Getting Started with EDA - Loading and Summarizing Data
To begin our EDA journey, we need a dataset to work with. We'll use the popular "Iris" dataset, which contains measurements of iris flowers, including sepal length, sepal width, petal length, petal width, and species. Let's load the data and perform a preliminary summary of the dataset.
import pandas as pd
# Load the Iris dataset
iris_df = pd.read_csv('iris_dataset.csv')
# Display the first few rows of the dataset
print(iris_df.head())
# Generate a summary of the dataset
print(iris_df.info())
print(iris_df.describe())
Visualizing Data - Uncovering Patterns and Trends
Data visualization is a crucial aspect of EDA. It allows us to understand the data distribution, relationships between variables, and any anomalies that might exist. Let's create various visualizations using Matplotlib and Seaborn.
Scatter Plots - Visualizing Relationships
import matplotlib.pyplot as plt
import seaborn as sns
# Scatter plot of sepal length vs. sepal width
plt.figure(figsize=(8, 6))
sns.scatterplot(x='sepal_length', y='sepal_width', hue='species', data=iris_df)
plt.title('Scatter Plot of Sepal Length vs. Sepal Width')
plt.xlabel('Sepal Length (cm)')
plt.ylabel('Sepal Width (cm)')
plt.show()
Histograms - Understanding Data Distribution
# Histogram of petal length for each species
plt.figure(figsize=(8, 6))
sns.histplot(data=iris_df, x='petal_length', hue='species', kde=True)
plt.title('Histogram of Petal Length for Each Species')
plt.xlabel('Petal Length (cm)')
plt.show()
Handling Missing Values and Outliers
In EDA, it's essential to identify and handle missing values and outliers that might affect the analysis and modeling process.
# Check for missing values
print(iris_df.isnull().sum())
# Boxplot to visualize outliers
plt.figure(figsize=(8, 6))
sns.boxplot(data=iris_df, x='species', y='petal_length')
plt.title('Boxplot of Petal Length by Species')
plt.ylabel('Petal Length (cm)')
plt.show()
You can also use Inter quartile range (IQR) method for analyzing and removing outliers
import numpy as np
def find_outliers(data):
# Calculate the first quartile (Q1) and third quartile (Q3)
Q1 = np.quantile(data, 0.25)
Q3 = np.quantile(data, 0.75)
# Calculate the interquartile range (IQR)
IQR = Q3 - Q1
# Define the lower and upper bounds for outliers
lower_bound = Q1 - 1.5 * IQR
upper_bound = Q3 + 1.5 * IQR
# Identify outliers in the data
outliers = [x for x in data if x < lower_bound or x > upper_bound]
return IQR, outliers
# Example usage:
data = [10, 15, 20, 25, 30, 35, 40, 45, 50, 200]
iqr, outliers = find_outliers(data)
print("IQR:", iqr)
print("Outliers:", outliers)
Correlation Analysis - Identifying Relationships
Correlation analysis helps us identify the strength and direction of relationships between numerical variables in the dataset.
# Calculate the correlation matrix
correlation_matrix = iris_df.corr()
# Create a heatmap of correlations
plt.figure(figsize=(8, 6))
sns.heatmap(correlation_matrix, annot=True, cmap='coolwarm', fmt='.2f', linewidths=0.5)
plt.title('Correlation Heatmap')
plt.show()
Data Preprocessing - Data Transformation and Feature Engineering
Data preprocessing involves transforming data to make it suitable for analysis and modeling.
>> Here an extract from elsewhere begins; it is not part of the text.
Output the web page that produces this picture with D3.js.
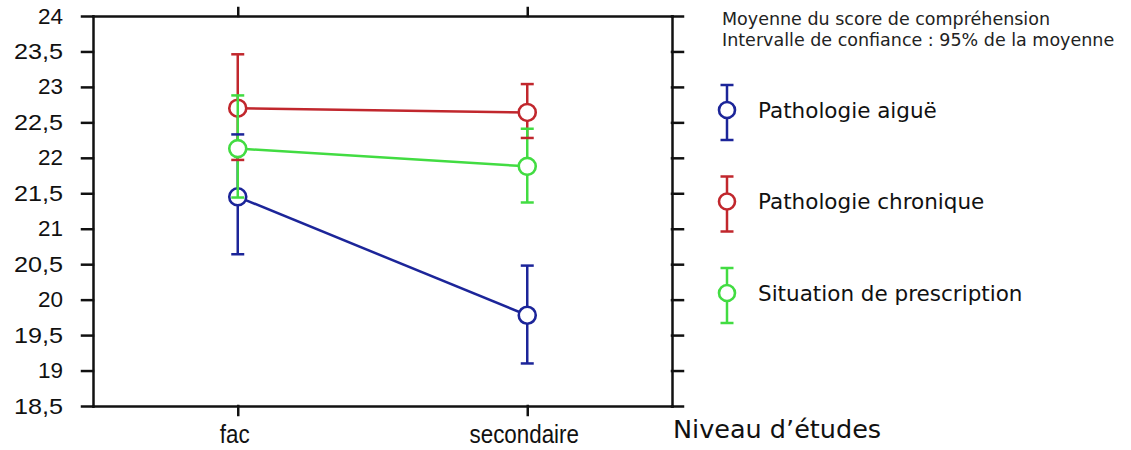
<!DOCTYPE html>
<html>
<head>
<meta charset="utf-8">
<script src="https://cdn.jsdelivr.net/npm/d3@7"></script>
<style>
body { margin: 0; background: #fff; }
.axis path, .axis line { stroke: #111; stroke-width: 2.5; stroke-linecap: square; }
</style>
</head>
<body>
<div id="chart"></div>
<script>
var categories = ["fac", "secondaire"];
var seriesNames = ["Pathologie aiguë", "Pathologie chronique", "Situation de prescription"];

// moyennes et bornes de l'intervalle de confiance a 95%
var aigueMean = [21.45, 19.78];
var aigueLow = [20.64, 19.1];
var aigueHigh = [22.33, 20.48];
var chroniqueMean = [22.7, 22.64];
var chroniqueLow = [21.97, 22.28];
var chroniqueHigh = [23.46, 23.04];
var prescriptionMean = [22.13, 21.88];
var prescriptionLow = [21.44, 21.37];
var prescriptionHigh = [22.88, 22.41];

var yTicks = [18.5, 19, 19.5, 20, 20.5, 21, 21.5, 22, 22.5, 23, 23.5, 24];
var yTickLabels = ["18,5", "19", "19,5", "20", "20,5", "21", "21,5", "22", "22,5", "23", "23,5", "24"];
var legendTitle = ["Moyenne du score de compréhension", "Intervalle de confiance : 95% de la moyenne"];
var xTitle = "Niveau d’études";

var colors = ["#1c2599", "#c1272d", "#42dc42"];

var series = [
  { name: seriesNames[0], mean: aigueMean, low: aigueLow, high: aigueHigh, color: colors[0] },
  { name: seriesNames[1], mean: chroniqueMean, low: chroniqueLow, high: chroniqueHigh, color: colors[1] },
  { name: seriesNames[2], mean: prescriptionMean, low: prescriptionLow, high: prescriptionHigh, color: colors[2] }
];

var svgWidth = 1131;
var svgHeight = 450;
var plot = { left: 93, right: 672, top: 16, bottom: 406 };

var svg = d3.select("#chart")
  .append("svg")
  .attr("width", svgWidth)
  .attr("height", svgHeight)
  .style("font-family", "'Liberation Sans', Arial, sans-serif");

var x = d3.scalePoint()
  .domain(categories)
  .range([plot.left, plot.right])
  .padding(0.5);

var y = d3.scaleLinear()
  .domain([18.5, 24])
  .range([plot.bottom, plot.top]);

// cadre : quatre axes
svg.append("g")
  .attr("class", "axis")
  .attr("transform", `translate(${plot.left}, 0)`)
  .call(d3.axisLeft(y).tickValues(yTicks).tickSize(11).tickSizeOuter(0).tickPadding(19)
    .tickFormat((d, i) => yTickLabels[i]))
  .call(g => g.selectAll("text")
    .attr("fill", "#111")
    .style("font-size", "22px")
    .attr("textLength", d => String(d).length > 2 ? 49 : 25)
    .attr("lengthAdjust", "spacingAndGlyphs"));

svg.append("g")
  .attr("class", "axis")
  .attr("transform", `translate(${plot.right}, 0)`)
  .call(d3.axisRight(y).tickValues(yTicks).tickSize(11).tickSizeOuter(0).tickFormat(""));

svg.append("g")
  .attr("class", "axis")
  .attr("transform", `translate(0, ${plot.top})`)
  .call(d3.axisTop(x).tickSize(8).tickSizeOuter(0).tickFormat(""));

svg.append("g")
  .attr("class", "axis")
  .attr("transform", `translate(0, ${plot.bottom})`)
  .call(d3.axisBottom(x).tickSize(9).tickSizeOuter(0).tickFormat(""));

svg.selectAll(".axis .domain").attr("fill", "none");

// etiquettes des categories, police un peu etroite
svg.selectAll(".xlabel")
  .data(categories)
  .enter()
  .append("text")
  .attr("class", "xlabel")
  .attr("x", d => x(d) - 3)
  .attr("y", 443)
  .attr("text-anchor", "middle")
  .attr("fill", "#111")
  .style("font-size", "26px")
  .text(d => d)
  .each(function() {
    var w = this.getComputedTextLength();
    d3.select(this)
      .attr("textLength", w * 0.86)
      .attr("lengthAdjust", "spacingAndGlyphs");
  });

svg.append("text")
  .attr("x", 673)
  .attr("y", 438)
  .attr("fill", "#111")
  .style("font-family", "'DejaVu Sans', Verdana, sans-serif")
  .style("font-size", "25.5px")
  .text(xTitle);

// series : lignes, barres d'erreur, cercles
var capW = 6.5;
var lineGen = d3.line()
  .x((d, i) => x(categories[i]))
  .y(d => y(d));

series.forEach(function(s) {
  var g = svg.append("g");
  g.append("path")
    .attr("d", lineGen(s.mean))
    .attr("fill", "none")
    .attr("stroke", s.color)
    .attr("stroke-width", 2.5);

  g.selectAll(".bar")
    .data(categories)
    .enter()
    .append("line")
    .attr("x1", d => x(d))
    .attr("x2", d => x(d))
    .attr("y1", (d, i) => y(s.low[i]))
    .attr("y2", (d, i) => y(s.high[i]))
    .attr("stroke", s.color)
    .attr("stroke-width", 2.5);

  g.selectAll("circle")
    .data(categories)
    .enter()
    .append("circle")
    .attr("cx", d => x(d))
    .attr("cy", (d, i) => y(s.mean[i]))
    .attr("r", 8.5)
    .attr("fill", "#fff")
    .attr("stroke", s.color)
    .attr("stroke-width", 2.6);
});

// les traits des barres par-dessus
series.forEach(function(s) {
  categories.forEach(function(c, i) {
    [s.low[i], s.high[i]].forEach(function(v) {
      svg.append("line")
        .attr("x1", x(c) - capW)
        .attr("x2", x(c) + capW)
        .attr("y1", y(v))
        .attr("y2", y(v))
        .attr("stroke", s.color)
        .attr("stroke-width", 2.5);
    });
  });
});

// legende
var legend = svg.append("g")
  .style("font-family", "'DejaVu Sans', Verdana, sans-serif");

legend.selectAll(".title")
  .data(legendTitle)
  .enter()
  .append("text")
  .attr("x", 722)
  .attr("y", (d, i) => 25 + i * 21)
  .attr("fill", "#222")
  .style("font-size", "17.5px")
  .text(d => d);

var item = legend.selectAll(".item")
  .data(series)
  .enter()
  .append("g")
  .attr("transform", (d, i) => `translate(727, ${110 + i * 91.5})`);

item.append("line")
  .attr("y1", -25).attr("y2", 30)
  .attr("stroke", d => d.color).attr("stroke-width", 2.5);
item.append("line")
  .attr("x1", -capW).attr("x2", capW).attr("y1", -25).attr("y2", -25)
  .attr("stroke", d => d.color).attr("stroke-width", 2.5);
item.append("line")
  .attr("x1", -capW).attr("x2", capW).attr("y1", 30).attr("y2", 30)
  .attr("stroke", d => d.color).attr("stroke-width", 2.5);
item.append("circle")
  .attr("r", 8)
  .attr("fill", "#fff")
  .attr("stroke", d => d.color)
  .attr("stroke-width", 2.6);
item.append("text")
  .attr("x", 31)
  .attr("y", 7.5)
  .attr("fill", "#111")
  .style("font-size", "21.5px")
  .text(d => d.name);
</script>
</body>
</html>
Let's perform feature engineering to extract additional information from the data.
# Feature engineering - Extracting the first initial of species as a new feature
iris_df['species_initial'] = iris_df['species'].apply(lambda x: x[0])
# Grouping by species initial and calculating the mean petal length
species_initial_grouped = iris_df.groupby('species_initial')['petal_length'].mean()
# Bar plot of mean petal length by species initial
plt.figure(figsize=(8, 6))
sns.barplot(x=species_initial_grouped.index, y=species_initial_grouped.values)
plt.title('Mean Petal Length by Species Initial')
plt.xlabel('Species Initial')
plt.ylabel('Mean Petal Length (cm)')
plt.show()
Conclusion
Exploratory Data Analysis is a powerful technique that enables data scientists and analysts to gain valuable insights, understand data distributions, and identify relationships between variables. Python, with its versatile libraries like Pandas, NumPy, matplotlib, and Seaborn, provides a robust environment for conducting EDA and generating insightful visualizations. Through this blog, you have learned the essential steps of EDA, including data loading, summarizing, visualizing data, handling missing values, and performing data preprocessing. Armed with these skills, you can now confidently explore and analyze datasets, making data-driven decisions that impact your business and research projects.